* SET PROBLEM: Reproduce word for word the lines from the beginning of the entries to the line with "plt.rcParams['mathtext.default'] = 'regular'", both included, but none of the pictures.

****************************************

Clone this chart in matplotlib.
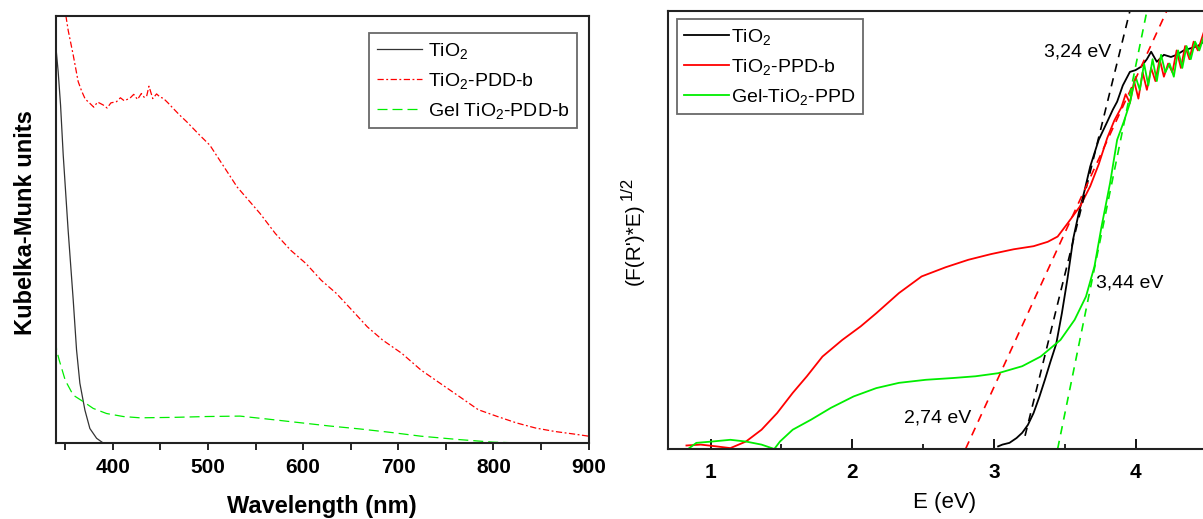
import matplotlib
matplotlib.use('Agg')
import matplotlib.pyplot as plt
from matplotlib.ticker import MultipleLocator

plt.rcParams['font.family'] = ['Liberation Sans', 'DejaVu Sans']
plt.rcParams['mathtext.default'] = 'regular'

# ---- left panel: Kubelka-Munk spectra (arbitrary units, 0-100)
tio2_wl = [340, 340.2, 342.6, 345.1, 347.9, 353, 358.4, 361.9, 365.4, 370.7, 375.9, 383, 389.3]
tio2_km = [70, 92.7, 86.9, 79.1, 67.4, 50, 33.5, 21.8, 14, 7.7, 3.4, 1.1, 0.1]

pdd_wl = [350.7, 353.1, 358.4, 363.6, 367.2, 371, 375.9, 380, 384, 390, 394, 398, 404, 408, 412,
          418, 422, 426, 430, 433, 435.5, 438, 442, 446, 450, 453, 458, 463.5, 470, 477.6,
          491.5, 502, 514.6, 530.7, 554.8, 570.9, 587, 603, 619, 635, 651.3, 667.4, 683.5,
          703.6, 723.7, 743.8, 764, 784, 804.2, 824.3, 844.4, 864.5, 884.6, 900]
pdd_km = [100, 96.6, 90.8, 84.6, 82.4, 80.5, 79.5, 78.6, 79.8, 79.1, 78.4, 79.6, 79.9, 80.8, 80.1,
          80.7, 81.6, 80.4, 81.8, 80.9, 81.1, 83.5, 80.6, 81.7, 80.9, 80.7, 79.6, 78.3, 76.8, 75.2,
          72, 69.7, 65.4, 59.9, 53.7, 49, 45.1, 42, 38.1, 35, 31.1, 27.2, 24.1,
          21, 17.1, 14, 10.9, 7.8, 6.2, 4.7, 3.5, 2.7, 2.1, 1.6]

gel_wl = [340.2, 340.9, 343.7, 350, 358.4, 368.9, 379.4, 393.5, 411, 428.5, 463.5, 498.6, 533.6,
          562.8, 595, 627, 659.3, 691.4, 723.7, 764, 800, 830, 900]
gel_km = [24.1, 21.8, 19.4, 14.7, 11.2, 9.7, 8.1, 6.9, 6.2, 5.9, 6.0, 6.2, 6.3,
          5.6, 4.8, 4.0, 3.3, 2.5, 1.6, 0.8, 0.2, 0.0, 0.0]

# ---- right panel: Tauc plot (arbitrary units, 0-100)
tio2_e = [3.03, 3.06, 3.11, 3.16, 3.20, 3.24, 3.28, 3.32, 3.36, 3.40, 3.44, 3.48, 3.52, 3.56, 3.60,
          3.64, 3.68, 3.74, 3.80, 3.84, 3.87, 3.91, 3.96, 4.00, 4.04, 4.08, 4.11, 4.15, 4.20, 4.25,
          4.29, 4.34, 4.39, 4.44, 4.48]
tio2_f = [0.6, 1.0, 1.4, 2.5, 3.7, 5.5, 8.2, 11.8, 15.8, 20, 24, 31, 39, 48, 54,
          59, 64.5, 70.6, 74.7, 77.5, 79.3, 83, 86.1, 86.5, 87.3, 89, 90.7, 88.4, 90, 89.5,
          90, 91, 91.5, 92, 93]

ppd_e = [0.83, 0.93, 1.04, 1.14, 1.25, 1.36, 1.47, 1.58, 1.68, 1.79, 1.93, 2.06, 2.17, 2.33, 2.49,
         2.66, 2.82, 2.98, 3.14, 3.28, 3.38, 3.45, 3.52, 3.61, 3.68, 3.74, 3.80, 3.85, 3.90, 3.93,
         3.96, 3.99, 4.02, 4.05, 4.08, 4.11, 4.14, 4.17, 4.20, 4.23, 4.26, 4.29, 4.32, 4.35, 4.38,
         4.41, 4.44, 4.48]
ppd_f = [0.8, 1.0, 0.6, 0.2, 1.7, 4.4, 8.2, 12.8, 16.6, 21.1, 24.9, 28, 31, 35.6, 39.4,
         41.5, 43.2, 44.5, 45.6, 46.3, 47.3, 48.5, 51.5, 55.5, 60, 65, 71, 75, 78, 81,
         79, 84, 80, 86, 82, 87, 84, 89, 85, 88, 86, 91, 87, 92, 89,
         93, 91, 95]

gel_e = [0.85, 0.9, 1.01, 1.14, 1.25, 1.36, 1.45, 1.49, 1.58, 1.71, 1.85, 2.01, 2.17, 2.33, 2.52,
         2.71, 2.87, 3.03, 3.20, 3.33, 3.47, 3.57, 3.65, 3.71, 3.76, 3.82, 3.87, 3.92, 3.96, 4.00,
         4.03, 4.06, 4.09, 4.12, 4.15, 4.18, 4.21, 4.24, 4.27, 4.30, 4.33, 4.36, 4.39, 4.42, 4.45,
         4.48]
gel_f = [0.2, 1.4, 1.7, 2.1, 1.7, 1.0, 0.0, 1.7, 4.4, 6.7, 9.4, 12.0, 13.9, 15.1, 15.8,
         16.2, 16.6, 17.3, 18.9, 21.1, 24.9, 29.5, 34.8, 41.7, 50.8, 60.7, 70.6, 75, 79, 85,
         82, 88, 83, 89, 84, 90, 86, 88, 85, 91, 87, 92, 89, 93, 91,
         94]

# band-gap tangents
tan_tio2 = ([3.22, 3.96], [3, 100])
tan_ppd = ([2.80, 4.22], [0, 100])
tan_gel = ([3.45, 4.08], [0, 100])

RED = '#ff0000'
GREEN = '#00ee00'

fig = plt.figure(figsize=(12.03, 5.19), dpi=100)

# left
ax1 = fig.add_axes([0.0463, 0.1464, 0.4430, 0.8233])
ax1.plot(tio2_wl, tio2_km, color='#333333', lw=0.9, label='TiO$_2$')
ax1.plot(pdd_wl, pdd_km, color=RED, lw=0.9, linestyle=(0, (5, 2, 1.5, 2)), label='TiO$_2$-PDD-b')
ax1.plot(gel_wl, gel_km, color=GREEN, lw=0.9, linestyle=(0, (8, 4)), label='Gel TiO$_2$-PDD-b')
ax1.set_xlim(340, 900)
ax1.set_ylim(0, 100)
ax1.set_yticks([])
ax1.xaxis.set_major_locator(MultipleLocator(100))
ax1.xaxis.set_minor_locator(MultipleLocator(50))
ax1.tick_params(axis='x', which='both', direction='out', length=5, width=1.2, pad=6,
                labelsize=15)
for lab in ax1.get_xticklabels():
    lab.set_fontweight('bold')
ax1.set_xlabel('Wavelength (nm)', fontsize=17, fontweight='bold', labelpad=13)
ax1.set_ylabel('Kubelka-Munk units', fontsize=17, fontweight='bold')
ax1.yaxis.set_label_coords(-0.036, 0.516)
for s in ax1.spines.values():
    s.set_linewidth(1.5)
    s.set_color('#222222')
leg1 = ax1.legend(loc='upper left', bbox_to_anchor=(0.5885, 0.9588), borderaxespad=0,
                  fontsize=14, handlelength=2.3, handletextpad=0.3, labelspacing=0.5,
                  fancybox=False, frameon=True, borderpad=0.4)
leg1.get_frame().set_edgecolor('#444444')
leg1.get_frame().set_linewidth(1.3)

# right
ax2 = fig.add_axes([0.5553, 0.1349, 0.4593, 0.8439])
ax2.plot(tio2_e, tio2_f, color='black', lw=1.3, label='TiO$_2$')
ax2.plot(ppd_e, ppd_f, color=RED, lw=1.3, label='TiO$_2$-PPD-b')
ax2.plot(gel_e, gel_f, color=GREEN, lw=1.3, label='Gel-TiO$_2$-PPD')
ax2.plot(*tan_tio2, color='black', lw=1.2, linestyle=(0, (5, 4)))
ax2.plot(*tan_ppd, color=RED, lw=1.2, linestyle=(0, (5, 4)))
ax2.plot(*tan_gel, color=GREEN, lw=1.2, linestyle=(0, (5, 4)))
ax2.text(3.59, 90.6, '3,24 eV', fontsize=14, ha='center', va='center')
ax2.text(3.96, 37.8, '3,44 eV', fontsize=14, ha='center', va='center')
ax2.text(2.60, 7.0, '2,74 eV', fontsize=14, ha='center', va='center')
ax2.set_xlim(0.7, 4.6)
ax2.set_ylim(0, 100)
ax2.set_yticks([])
ax2.xaxis.set_major_locator(MultipleLocator(1))
ax2.xaxis.set_minor_locator(MultipleLocator(0.5))
ax2.tick_params(axis='x', which='major', direction='in', length=7, width=1.3, pad=10,
                labelsize=15)
ax2.tick_params(axis='x', which='minor', direction='in', length=3.5, width=1.2)
for lab in ax2.get_xticklabels():
    lab.set_fontweight('bold')
ax2.set_xlabel('E (eV)', fontsize=16, labelpad=7)
# y label of the Tauc plot, with a large exponent as in the original
fig.text(0.527, 0.529, "(F(R')*E)", fontsize=15, rotation=90, ha='center', va='center')
fig.text(0.5215, 0.637, "1/2", fontsize=12, rotation=90, ha='center', va='center')
for s in ax2.spines.values():
    s.set_linewidth(1.5)
    s.set_color('#222222')
leg2 = ax2.legend(loc='upper left', bbox_to_anchor=(0.0154, 0.981), borderaxespad=0,
                  fontsize=14, handlelength=2.3, handletextpad=0.1, labelspacing=0.5,
                  fancybox=False, frameon=True, borderpad=0.4)
leg2.get_frame().set_edgecolor('#444444')
leg2.get_frame().set_linewidth(1.3)

fig.savefig('out.png', dpi=100)
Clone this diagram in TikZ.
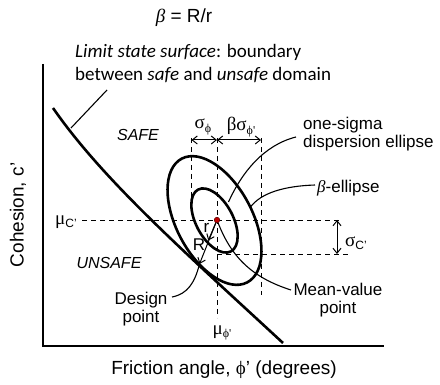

****************************************

* WRITTEN RESPONSE:
Clone this chart in matplotlib.
import matplotlib
matplotlib.use('Agg')
import matplotlib.pyplot as plt
from matplotlib.ticker import MultipleLocator

plt.rcParams['font.family'] = ['Liberation Sans', 'DejaVu Sans']
plt.rcParams['mathtext.default'] = 'regular'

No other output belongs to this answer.